==== MATERIAL

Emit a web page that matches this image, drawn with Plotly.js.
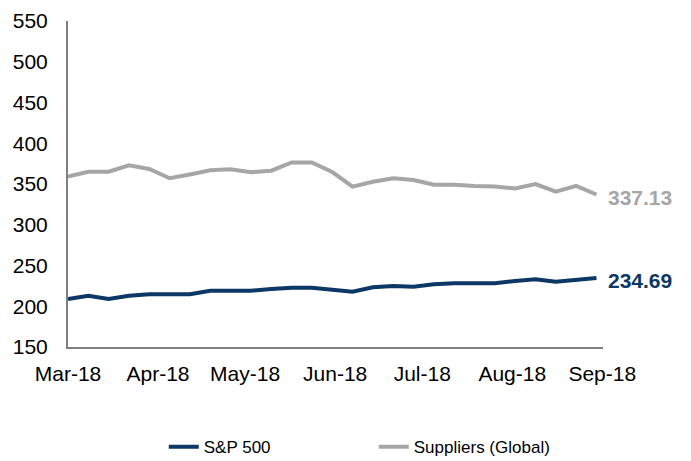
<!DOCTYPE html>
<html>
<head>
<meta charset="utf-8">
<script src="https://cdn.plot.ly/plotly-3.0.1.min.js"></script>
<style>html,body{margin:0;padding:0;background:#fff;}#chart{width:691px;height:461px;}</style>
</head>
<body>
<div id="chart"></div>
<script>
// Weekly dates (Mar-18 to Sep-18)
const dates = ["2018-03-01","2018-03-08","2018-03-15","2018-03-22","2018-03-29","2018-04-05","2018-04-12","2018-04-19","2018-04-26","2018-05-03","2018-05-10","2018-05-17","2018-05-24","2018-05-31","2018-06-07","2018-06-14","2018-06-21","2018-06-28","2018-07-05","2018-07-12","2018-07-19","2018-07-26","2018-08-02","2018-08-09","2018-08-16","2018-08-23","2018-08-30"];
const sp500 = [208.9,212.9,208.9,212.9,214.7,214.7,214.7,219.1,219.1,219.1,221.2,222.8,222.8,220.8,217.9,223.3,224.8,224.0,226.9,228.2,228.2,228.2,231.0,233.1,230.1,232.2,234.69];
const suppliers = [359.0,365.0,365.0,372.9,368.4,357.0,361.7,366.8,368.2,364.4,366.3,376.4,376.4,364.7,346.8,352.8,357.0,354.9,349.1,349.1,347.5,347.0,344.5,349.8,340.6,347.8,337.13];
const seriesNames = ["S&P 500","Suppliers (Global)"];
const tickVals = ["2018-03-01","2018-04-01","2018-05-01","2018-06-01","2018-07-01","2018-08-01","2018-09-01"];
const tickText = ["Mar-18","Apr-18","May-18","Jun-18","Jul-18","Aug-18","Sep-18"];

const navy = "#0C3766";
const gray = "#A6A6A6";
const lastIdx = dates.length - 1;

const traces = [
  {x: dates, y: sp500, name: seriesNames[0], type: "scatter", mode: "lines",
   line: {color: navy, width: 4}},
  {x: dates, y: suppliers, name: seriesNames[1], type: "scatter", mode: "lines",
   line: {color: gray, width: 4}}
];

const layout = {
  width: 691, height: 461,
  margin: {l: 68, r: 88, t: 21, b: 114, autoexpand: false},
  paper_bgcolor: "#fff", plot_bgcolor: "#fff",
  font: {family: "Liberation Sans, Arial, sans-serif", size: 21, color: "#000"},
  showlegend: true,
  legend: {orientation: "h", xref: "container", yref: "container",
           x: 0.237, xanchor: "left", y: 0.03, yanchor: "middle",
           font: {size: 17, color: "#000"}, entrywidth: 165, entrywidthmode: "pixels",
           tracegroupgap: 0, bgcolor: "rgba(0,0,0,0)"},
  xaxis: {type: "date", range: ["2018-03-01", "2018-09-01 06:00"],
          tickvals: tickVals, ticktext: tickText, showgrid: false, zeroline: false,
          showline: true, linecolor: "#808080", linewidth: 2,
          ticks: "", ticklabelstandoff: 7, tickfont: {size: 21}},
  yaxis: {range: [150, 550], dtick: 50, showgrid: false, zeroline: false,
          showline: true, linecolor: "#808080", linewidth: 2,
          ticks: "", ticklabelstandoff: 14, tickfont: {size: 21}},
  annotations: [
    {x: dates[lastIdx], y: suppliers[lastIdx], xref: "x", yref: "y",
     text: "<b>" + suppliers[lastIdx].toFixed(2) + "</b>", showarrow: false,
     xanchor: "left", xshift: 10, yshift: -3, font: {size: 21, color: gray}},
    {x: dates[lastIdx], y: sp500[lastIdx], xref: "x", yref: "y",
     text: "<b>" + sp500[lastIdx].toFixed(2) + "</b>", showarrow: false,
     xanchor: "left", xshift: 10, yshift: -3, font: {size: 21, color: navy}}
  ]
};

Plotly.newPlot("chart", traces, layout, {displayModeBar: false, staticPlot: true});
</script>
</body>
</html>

========

> _WRITTEN EXERCISE_:
Reproduce every line precisely as given, omitting all pictures.

> _EXPECTED ANSWER_:
Emit a web page that matches this image, drawn with Plotly.js.
<!DOCTYPE html>
<html>
<head>
<meta charset="utf-8">
<script src="https://cdn.plot.ly/plotly-3.0.1.min.js"></script>
<style>html,body{margin:0;padding:0;background:#fff;}#chart{width:691px;height:461px;}</style>
</head>
<body>
<div id="chart"></div>
<script>
// Weekly dates (Mar-18 to Sep-18)
const dates = ["2018-03-01","2018-03-08","2018-03-15","2018-03-22","2018-03-29","2018-04-05","2018-04-12","2018-04-19","2018-04-26","2018-05-03","2018-05-10","2018-05-17","2018-05-24","2018-05-31","2018-06-07","2018-06-14","2018-06-21","2018-06-28","2018-07-05","2018-07-12","2018-07-19","2018-07-26","2018-08-02","2018-08-09","2018-08-16","2018-08-23","2018-08-30"];
const sp500 = [208.9,212.9,208.9,212.9,214.7,214.7,214.7,219.1,219.1,219.1,221.2,222.8,222.8,220.8,217.9,223.3,224.8,224.0,226.9,228.2,228.2,228.2,231.0,233.1,230.1,232.2,234.69];
const suppliers = [359.0,365.0,365.0,372.9,368.4,357.0,361.7,366.8,368.2,364.4,366.3,376.4,376.4,364.7,346.8,352.8,357.0,354.9,349.1,349.1,347.5,347.0,344.5,349.8,340.6,347.8,337.13];
const seriesNames = ["S&P 500","Suppliers (Global)"];
const tickVals = ["2018-03-01","2018-04-01","2018-05-01","2018-06-01","2018-07-01","2018-08-01","2018-09-01"];
const tickText = ["Mar-18","Apr-18","May-18","Jun-18","Jul-18","Aug-18","Sep-18"];

const navy = "#0C3766";
const gray = "#A6A6A6";
const lastIdx = dates.length - 1;

const traces = [
  {x: dates, y: sp500, name: seriesNames[0], type: "scatter", mode: "lines",
   line: {color: navy, width: 4}},
  {x: dates, y: suppliers, name: seriesNames[1], type: "scatter", mode: "lines",
   line: {color: gray, width: 4}}
];

const layout = {
  width: 691, height: 461,
  margin: {l: 68, r: 88, t: 21, b: 114, autoexpand: false},
  paper_bgcolor: "#fff", plot_bgcolor: "#fff",
  font: {family: "Liberation Sans, Arial, sans-serif", size: 21, color: "#000"},
  showlegend: true,
  legend: {orientation: "h", xref: "container", yref: "container",
           x: 0.237, xanchor: "left", y: 0.03, yanchor: "middle",
           font: {size: 17, color: "#000"}, entrywidth: 165, entrywidthmode: "pixels",
           tracegroupgap: 0, bgcolor: "rgba(0,0,0,0)"},
  xaxis: {type: "date", range: ["2018-03-01", "2018-09-01 06:00"],
          tickvals: tickVals, ticktext: tickText, showgrid: false, zeroline: false,
          showline: true, linecolor: "#808080", linewidth: 2,
          ticks: "", ticklabelstandoff: 7, tickfont: {size: 21}},
  yaxis: {range: [150, 550], dtick: 50, showgrid: false, zeroline: false,
          showline: true, linecolor: "#808080", linewidth: 2,
          ticks: "", ticklabelstandoff: 14, tickfont: {size: 21}},
  annotations: [
    {x: dates[lastIdx], y: suppliers[lastIdx], xref: "x", yref: "y",
     text: "<b>" + suppliers[lastIdx].toFixed(2) + "</b>", showarrow: false,
     xanchor: "left", xshift: 10, yshift: -3, font: {size: 21, color: gray}},
    {x: dates[lastIdx], y: sp500[lastIdx], xref: "x", yref: "y",
     text: "<b>" + sp500[lastIdx].toFixed(2) + "</b>", showarrow: false,
     xanchor: "left", xshift: 10, yshift: -3, font: {size: 21, color: navy}}
  ]
};

Plotly.newPlot("chart", traces, layout, {displayModeBar: false, staticPlot: true});
</script>
</body>
</html>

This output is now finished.